Wednesday, October 15, 2008

well my boyfriend and I -- as of next monday- have been together for three years.

I am a senior in colloge.

In about three weeks i will be 22 years old.

twenty two.

now i realize this may not seem old if you are on the other side of 22 but i am having a major crisis! what happened, i feel like i was just 17 like.. an hour ago... like i am still 17 sometimes. like i couldnt wait to be in college and its zooming by me and all i have to say was- that was it? it was a breath a moment a night. it is literally a series of four 16 week sections- thats like 16 fridays and boom its christmas. thats like 66 friday nights of college. 66 weeks of tests. 66 weeks of making friends. 66 weeks of living in a dorm being care free not having to pay for anything getting to pretend like your carrie bradshaw without all the baggage of adulthood. but thats 3000 days. that sounds like it should be so long. but its not. its going by faster and faster now that i want to stop and slow down. I feel like i am standing in front of a movie real just watching it move and staying-- wait stop id really like to enjoy that moment--- wait stop i wanted to have accomplished so much more by october 15 2008. wait stop! i wanted to have spent way more time with people than with my books. wait wait wait. i dont want this to be over so quickly. if this was supposed to be the best time of my life- i dont even know what "life" is going to look like.
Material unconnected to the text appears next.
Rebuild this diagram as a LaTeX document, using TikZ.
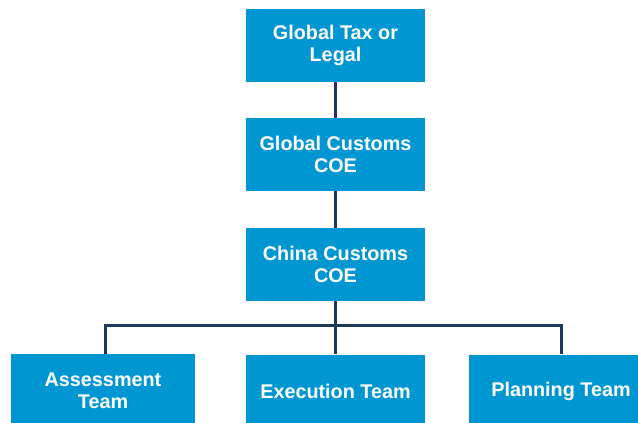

I hope for me it at least, it is much slower than college. its just gone too fast.

Monday, October 6, 2008

jimmy buffet

i keep finding these inconsequential song lyrics to be more and more true:

be GOOD and you will be LONESOME

but be lonesome and you will be FREE

live a lie and you will live to regret it

thats what living is to me...



it just seems integrity is so out of style lately. and instead, people adhere to totally fake personalities. maybe its just here, where "society" and "who your daddy is" and "old money" are so important to so many. but its just hard to have a real conversation sometimes.